Wednesday, August 04, 2010

Catching up with 2010

Before a whole year goes by, I thought I'd take another stab at keeping up with this blog of thoughts and news about my building life. Since the last update, I've continued working with the Barnraisers and learning more about traditional timberframing joinery as well as how to integrate those ideas into more modern construction techniques. The big news for me is that I will become a student again in a few weeks; I'll be working towards a bachelor degree in Architectural Engineering Technology at the University of Hartford (CT). I'm excited for number of reasons, not least of which is a break from lugging beams around for a while. I still plan on keeping my chisels sharp- even though I will have a full load of classes each semester- I'm planning on some smaller projects as well as keeping up with the Barnraisers.

One interesting extracurricular project I made this early summer was a bed for some friends of ours. My friend Izzy had a vision for a king size bed frame that involved old timbers as well as plumbing fittings and painted pickets from old staircases. The result was pretty cool:

We went to this great place in NE CT called Rudy's. Rudy has a couple of warehouses full of old house parts. Staircases, complete frames, thousands of doors organized by age (all the way back to the 1700s), hinges, old tools- so basically a paradise for old home junkies. The frame was made of some old red oak joists from the frame I used for the Outpost, a couple of new old connectors that still showed the scribe marks and modern pipe fittings which I adapted to accept the old staircase spindles.

One of the main frames the Barnraisers cut this summer was part of a hybrid house in Higganum CT (where Superman, i.e. Christopher Reeves grew up incidentally). We built a great room that frames the central portion of the house and rose to three stories in the back where the lot sloped down to a lake.

Bents pegged and stacked and ready to raise-

That's enough to walk on right?

The three stories in the back-

Finished frame from the street-

Craning in the connectors-

Lakeside view-

Bobby Kirkus, always razor sharp-

Our intrepid and genial crane operator, Clovis. This man can adjust a 1200 lb. bent in the air by a millimeter: a maestro of his craft.

Friday, November 13, 2009

Lyme Barn

So this was a while ago, I want to say last Fall- yes because the clients were trying to get in the house be Thanksgiving (which never happened). They could have moved into the barn we raised- it was done in a couple of months!
This was a cool frame- designed as a workshop and storage for sailboats, wide clearance in the main bays and a long saltbox on the North side. A great example of metal roofing- cut to fit exactly in the factory- so no waste on the site. Powder coated and very strong- I think the guarantee is for 30 years but that is just because the product in this form hasn't been around very long. A nice no worry roof that installs quickly (we did this in a day and half- paper, strapped and metal screwed down by 3 guys) and is very durable.
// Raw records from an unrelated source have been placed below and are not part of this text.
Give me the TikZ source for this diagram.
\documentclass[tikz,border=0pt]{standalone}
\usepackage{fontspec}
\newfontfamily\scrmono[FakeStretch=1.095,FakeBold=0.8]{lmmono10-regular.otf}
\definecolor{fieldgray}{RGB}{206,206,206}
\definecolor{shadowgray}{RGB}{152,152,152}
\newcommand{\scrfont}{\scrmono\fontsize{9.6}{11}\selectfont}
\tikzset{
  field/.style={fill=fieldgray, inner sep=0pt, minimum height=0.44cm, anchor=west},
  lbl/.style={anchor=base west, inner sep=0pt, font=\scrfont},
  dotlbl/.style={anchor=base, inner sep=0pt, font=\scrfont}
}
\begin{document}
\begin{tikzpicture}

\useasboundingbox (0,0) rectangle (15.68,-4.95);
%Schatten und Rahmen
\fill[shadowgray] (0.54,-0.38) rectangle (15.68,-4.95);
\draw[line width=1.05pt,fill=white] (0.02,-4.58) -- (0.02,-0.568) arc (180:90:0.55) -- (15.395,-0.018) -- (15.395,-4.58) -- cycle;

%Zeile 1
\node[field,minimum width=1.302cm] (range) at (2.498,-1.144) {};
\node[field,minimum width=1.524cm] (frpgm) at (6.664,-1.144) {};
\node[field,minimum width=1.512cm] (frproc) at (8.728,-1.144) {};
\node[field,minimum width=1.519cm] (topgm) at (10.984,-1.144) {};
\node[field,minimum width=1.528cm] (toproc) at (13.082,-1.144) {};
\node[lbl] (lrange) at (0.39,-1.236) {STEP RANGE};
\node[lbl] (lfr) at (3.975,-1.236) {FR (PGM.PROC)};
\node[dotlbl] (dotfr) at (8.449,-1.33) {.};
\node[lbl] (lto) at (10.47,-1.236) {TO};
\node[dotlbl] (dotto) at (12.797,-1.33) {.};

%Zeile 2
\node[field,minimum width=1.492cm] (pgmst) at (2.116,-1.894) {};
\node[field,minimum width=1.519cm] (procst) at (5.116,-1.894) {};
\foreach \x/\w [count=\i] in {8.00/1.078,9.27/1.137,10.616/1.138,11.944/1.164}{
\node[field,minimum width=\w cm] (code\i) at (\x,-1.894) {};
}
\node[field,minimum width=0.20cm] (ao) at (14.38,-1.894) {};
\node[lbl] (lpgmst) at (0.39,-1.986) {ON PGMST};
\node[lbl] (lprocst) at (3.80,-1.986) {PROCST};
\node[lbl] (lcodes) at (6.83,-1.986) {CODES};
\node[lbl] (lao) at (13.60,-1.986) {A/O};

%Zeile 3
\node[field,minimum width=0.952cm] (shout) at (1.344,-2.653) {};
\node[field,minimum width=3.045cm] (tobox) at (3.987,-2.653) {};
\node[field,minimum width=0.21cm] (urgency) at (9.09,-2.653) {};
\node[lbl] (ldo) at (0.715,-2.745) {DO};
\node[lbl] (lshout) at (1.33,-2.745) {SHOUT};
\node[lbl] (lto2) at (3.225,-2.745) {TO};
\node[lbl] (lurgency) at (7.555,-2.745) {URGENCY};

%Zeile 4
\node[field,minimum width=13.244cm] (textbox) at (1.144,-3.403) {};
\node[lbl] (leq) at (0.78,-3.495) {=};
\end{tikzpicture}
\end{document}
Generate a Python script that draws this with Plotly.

Aside from the wood scrap (a lot of which we brought home to be repurposed) this was the 'dumpster' from the job site. Everything else was recycled or put aside to be burned in the yard for the winter job coming up.

Tuesday, November 03, 2009

Extracurricular activities

Between timber framing jobs, I've been taking on some interesting side projects. Here is a bed frame that I made from old cedar fence posts; the clients were into rowing and had a cool old oar that we incorporated into the footboard.

I put the last touches on the Outpost at Chip and Catherines' house- a cedar deck and the last of the screening--

Chip also had an idea for firewood storage on the side of the barn; we built a shed roof supported with simple brackets and used some locally harvested cedar to make the ends--

Saturday, August 01, 2009

New Additions

Been quite busy this summer- we bought a house in Middletown CT and moved in July (its a 1910 colonial) and between that and a bunch of projects I've been pretty slack about updating the 'ol blog. We were lucky that the main summer project was on a nicely wooded lot that provided nice cool shade (on the few days it wasn't raining!). This frame is an addition onto an early 1800s home in Hadlyme that made a new master suite and kitchen. It was the first frame I
have taken part in that was put up with a crane, which definitely had its advantages- we had the whole thing up and pegged by mid afternoon!

All the bents prepped and ready on the deck--

White oak sills with dovetail mortise for summer beam and square mortise for post- note beveled dado for straps that will be nailed off to post and go behind SIP.

The house after demo and before the frame is raised--

Inside the kitchen space-
Panels on- what an amazing thing; just having plastic over the window and door openings, the difference in temp was 15 degrees between the inside and outside! Those things really work.

The panels came the same day we were crane raising unfortunately; we just worked around them--

After, view from street--

Kitchen on left, below right is dining, entrance and 1/2 bath, upstairs right is master BR, bath, and huge closets.